§ **WORK TO COMPLETE**
Make an exact copy of all the material below, apart from the pictures.

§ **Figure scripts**

****

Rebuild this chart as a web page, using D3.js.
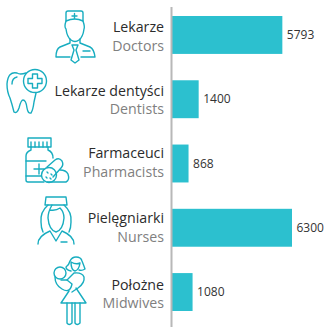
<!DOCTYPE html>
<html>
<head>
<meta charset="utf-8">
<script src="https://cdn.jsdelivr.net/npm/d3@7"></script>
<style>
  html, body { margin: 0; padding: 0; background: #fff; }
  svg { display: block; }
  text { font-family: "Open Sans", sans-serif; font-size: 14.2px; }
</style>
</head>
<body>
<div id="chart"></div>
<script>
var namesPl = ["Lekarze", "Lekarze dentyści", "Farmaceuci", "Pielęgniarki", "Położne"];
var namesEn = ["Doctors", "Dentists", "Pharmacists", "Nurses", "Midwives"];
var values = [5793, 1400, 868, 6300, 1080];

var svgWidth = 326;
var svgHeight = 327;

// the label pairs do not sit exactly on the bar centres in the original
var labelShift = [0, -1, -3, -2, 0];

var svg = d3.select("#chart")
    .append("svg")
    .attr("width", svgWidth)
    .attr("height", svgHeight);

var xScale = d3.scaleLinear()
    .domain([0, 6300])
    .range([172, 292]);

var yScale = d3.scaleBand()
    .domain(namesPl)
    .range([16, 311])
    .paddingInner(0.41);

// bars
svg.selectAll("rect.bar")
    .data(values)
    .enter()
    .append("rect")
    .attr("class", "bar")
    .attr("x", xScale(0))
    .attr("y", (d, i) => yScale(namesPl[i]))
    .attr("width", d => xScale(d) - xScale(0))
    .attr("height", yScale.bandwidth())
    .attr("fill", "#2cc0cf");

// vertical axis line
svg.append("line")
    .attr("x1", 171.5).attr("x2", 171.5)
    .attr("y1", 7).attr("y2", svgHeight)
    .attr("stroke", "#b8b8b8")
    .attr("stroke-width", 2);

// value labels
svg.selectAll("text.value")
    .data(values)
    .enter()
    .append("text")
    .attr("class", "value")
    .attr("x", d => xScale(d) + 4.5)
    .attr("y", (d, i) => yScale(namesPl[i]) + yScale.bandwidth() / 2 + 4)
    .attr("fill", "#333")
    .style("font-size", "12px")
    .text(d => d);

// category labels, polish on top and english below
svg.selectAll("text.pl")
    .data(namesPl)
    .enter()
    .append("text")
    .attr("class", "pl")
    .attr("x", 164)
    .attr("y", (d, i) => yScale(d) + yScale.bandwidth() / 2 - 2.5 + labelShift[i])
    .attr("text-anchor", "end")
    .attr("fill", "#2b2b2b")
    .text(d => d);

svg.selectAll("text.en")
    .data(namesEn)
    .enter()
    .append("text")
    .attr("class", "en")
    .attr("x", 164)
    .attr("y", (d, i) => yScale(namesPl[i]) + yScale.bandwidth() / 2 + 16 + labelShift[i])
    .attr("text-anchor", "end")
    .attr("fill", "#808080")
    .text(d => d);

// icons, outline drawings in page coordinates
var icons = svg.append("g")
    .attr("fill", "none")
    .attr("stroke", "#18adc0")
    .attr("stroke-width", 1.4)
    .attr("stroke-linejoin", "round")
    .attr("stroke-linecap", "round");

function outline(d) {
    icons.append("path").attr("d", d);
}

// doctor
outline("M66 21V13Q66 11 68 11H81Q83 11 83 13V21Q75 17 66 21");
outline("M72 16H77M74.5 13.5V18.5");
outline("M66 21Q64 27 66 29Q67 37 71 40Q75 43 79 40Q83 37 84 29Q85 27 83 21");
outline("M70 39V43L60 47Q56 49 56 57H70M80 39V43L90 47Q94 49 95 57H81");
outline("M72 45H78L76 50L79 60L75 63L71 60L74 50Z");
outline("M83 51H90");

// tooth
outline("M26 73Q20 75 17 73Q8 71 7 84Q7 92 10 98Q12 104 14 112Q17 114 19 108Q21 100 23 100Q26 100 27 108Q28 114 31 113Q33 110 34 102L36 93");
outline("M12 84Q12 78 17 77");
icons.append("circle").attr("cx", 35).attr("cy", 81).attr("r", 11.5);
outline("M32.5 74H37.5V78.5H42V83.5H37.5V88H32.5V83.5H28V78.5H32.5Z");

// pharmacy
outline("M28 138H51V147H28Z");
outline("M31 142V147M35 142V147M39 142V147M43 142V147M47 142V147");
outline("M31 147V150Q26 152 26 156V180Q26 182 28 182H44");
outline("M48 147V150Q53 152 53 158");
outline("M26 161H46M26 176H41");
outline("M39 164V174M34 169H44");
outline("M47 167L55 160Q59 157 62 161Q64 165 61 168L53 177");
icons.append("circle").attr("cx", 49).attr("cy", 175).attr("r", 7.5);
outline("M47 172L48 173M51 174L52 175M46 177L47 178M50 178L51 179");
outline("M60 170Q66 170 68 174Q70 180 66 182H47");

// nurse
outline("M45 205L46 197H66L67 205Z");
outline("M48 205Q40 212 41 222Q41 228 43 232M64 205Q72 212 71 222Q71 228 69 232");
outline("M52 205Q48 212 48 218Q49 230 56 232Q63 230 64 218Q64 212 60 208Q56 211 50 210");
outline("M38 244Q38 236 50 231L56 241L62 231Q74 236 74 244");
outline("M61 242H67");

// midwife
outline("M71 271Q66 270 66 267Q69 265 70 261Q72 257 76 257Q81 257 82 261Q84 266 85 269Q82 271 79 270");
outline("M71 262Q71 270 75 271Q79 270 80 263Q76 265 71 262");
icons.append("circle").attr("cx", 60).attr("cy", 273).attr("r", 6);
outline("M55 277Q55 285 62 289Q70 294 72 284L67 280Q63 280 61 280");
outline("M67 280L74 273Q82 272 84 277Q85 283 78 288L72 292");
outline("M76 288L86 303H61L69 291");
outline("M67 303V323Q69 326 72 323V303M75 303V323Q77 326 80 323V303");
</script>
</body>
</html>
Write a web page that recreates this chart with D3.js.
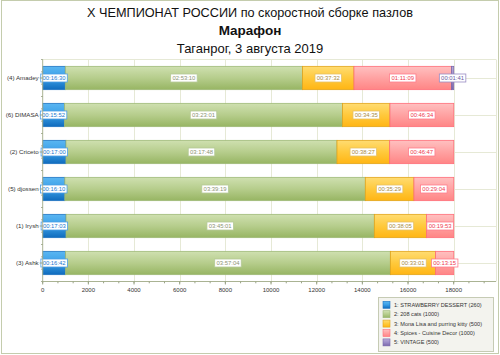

****

§ **TASK RESULT**
Rebuild this chart as a web page, using D3.js.
<!DOCTYPE html>
<html>
<head>
<meta charset="utf-8">
<script src="https://cdn.jsdelivr.net/npm/d3@7"></script>
<style>
  html, body { margin: 0; padding: 0; background: #fff; }
  svg { display: block; }
  text { font-family: "Open Sans", sans-serif; font-size: 14.2px; }
</style>
</head>
<body>
<div id="chart"></div>
<script>
var namesPl = ["Lekarze", "Lekarze dentyści", "Farmaceuci", "Pielęgniarki", "Położne"];
var namesEn = ["Doctors", "Dentists", "Pharmacists", "Nurses", "Midwives"];
var values = [5793, 1400, 868, 6300, 1080];

var svgWidth = 326;
var svgHeight = 327;

// the label pairs do not sit exactly on the bar centres in the original
var labelShift = [0, -1, -3, -2, 0];

var svg = d3.select("#chart")
    .append("svg")
    .attr("width", svgWidth)
    .attr("height", svgHeight);

var xScale = d3.scaleLinear()
    .domain([0, 6300])
    .range([172, 292]);

var yScale = d3.scaleBand()
    .domain(namesPl)
    .range([16, 311])
    .paddingInner(0.41);

// bars
svg.selectAll("rect.bar")
    .data(values)
    .enter()
    .append("rect")
    .attr("class", "bar")
    .attr("x", xScale(0))
    .attr("y", (d, i) => yScale(namesPl[i]))
    .attr("width", d => xScale(d) - xScale(0))
    .attr("height", yScale.bandwidth())
    .attr("fill", "#2cc0cf");

// vertical axis line
svg.append("line")
    .attr("x1", 171.5).attr("x2", 171.5)
    .attr("y1", 7).attr("y2", svgHeight)
    .attr("stroke", "#b8b8b8")
    .attr("stroke-width", 2);

// value labels
svg.selectAll("text.value")
    .data(values)
    .enter()
    .append("text")
    .attr("class", "value")
    .attr("x", d => xScale(d) + 4.5)
    .attr("y", (d, i) => yScale(namesPl[i]) + yScale.bandwidth() / 2 + 4)
    .attr("fill", "#333")
    .style("font-size", "12px")
    .text(d => d);

// category labels, polish on top and english below
svg.selectAll("text.pl")
    .data(namesPl)
    .enter()
    .append("text")
    .attr("class", "pl")
    .attr("x", 164)
    .attr("y", (d, i) => yScale(d) + yScale.bandwidth() / 2 - 2.5 + labelShift[i])
    .attr("text-anchor", "end")
    .attr("fill", "#2b2b2b")
    .text(d => d);

svg.selectAll("text.en")
    .data(namesEn)
    .enter()
    .append("text")
    .attr("class", "en")
    .attr("x", 164)
    .attr("y", (d, i) => yScale(namesPl[i]) + yScale.bandwidth() / 2 + 16 + labelShift[i])
    .attr("text-anchor", "end")
    .attr("fill", "#808080")
    .text(d => d);

// icons, outline drawings in page coordinates
var icons = svg.append("g")
    .attr("fill", "none")
    .attr("stroke", "#18adc0")
    .attr("stroke-width", 1.4)
    .attr("stroke-linejoin", "round")
    .attr("stroke-linecap", "round");

function outline(d) {
    icons.append("path").attr("d", d);
}

// doctor
outline("M66 21V13Q66 11 68 11H81Q83 11 83 13V21Q75 17 66 21");
outline("M72 16H77M74.5 13.5V18.5");
outline("M66 21Q64 27 66 29Q67 37 71 40Q75 43 79 40Q83 37 84 29Q85 27 83 21");
outline("M70 39V43L60 47Q56 49 56 57H70M80 39V43L90 47Q94 49 95 57H81");
outline("M72 45H78L76 50L79 60L75 63L71 60L74 50Z");
outline("M83 51H90");

// tooth
outline("M26 73Q20 75 17 73Q8 71 7 84Q7 92 10 98Q12 104 14 112Q17 114 19 108Q21 100 23 100Q26 100 27 108Q28 114 31 113Q33 110 34 102L36 93");
outline("M12 84Q12 78 17 77");
icons.append("circle").attr("cx", 35).attr("cy", 81).attr("r", 11.5);
outline("M32.5 74H37.5V78.5H42V83.5H37.5V88H32.5V83.5H28V78.5H32.5Z");

// pharmacy
outline("M28 138H51V147H28Z");
outline("M31 142V147M35 142V147M39 142V147M43 142V147M47 142V147");
outline("M31 147V150Q26 152 26 156V180Q26 182 28 182H44");
outline("M48 147V150Q53 152 53 158");
outline("M26 161H46M26 176H41");
outline("M39 164V174M34 169H44");
outline("M47 167L55 160Q59 157 62 161Q64 165 61 168L53 177");
icons.append("circle").attr("cx", 49).attr("cy", 175).attr("r", 7.5);
outline("M47 172L48 173M51 174L52 175M46 177L47 178M50 178L51 179");
outline("M60 170Q66 170 68 174Q70 180 66 182H47");

// nurse
outline("M45 205L46 197H66L67 205Z");
outline("M48 205Q40 212 41 222Q41 228 43 232M64 205Q72 212 71 222Q71 228 69 232");
outline("M52 205Q48 212 48 218Q49 230 56 232Q63 230 64 218Q64 212 60 208Q56 211 50 210");
outline("M38 244Q38 236 50 231L56 241L62 231Q74 236 74 244");
outline("M61 242H67");

// midwife
outline("M71 271Q66 270 66 267Q69 265 70 261Q72 257 76 257Q81 257 82 261Q84 266 85 269Q82 271 79 270");
outline("M71 262Q71 270 75 271Q79 270 80 263Q76 265 71 262");
icons.append("circle").attr("cx", 60).attr("cy", 273).attr("r", 6);
outline("M55 277Q55 285 62 289Q70 294 72 284L67 280Q63 280 61 280");
outline("M67 280L74 273Q82 272 84 277Q85 283 78 288L72 292");
outline("M76 288L86 303H61L69 291");
outline("M67 303V323Q69 326 72 323V303M75 303V323Q77 326 80 323V303");
</script>
</body>
</html>
Write a web page that recreates this chart with D3.js.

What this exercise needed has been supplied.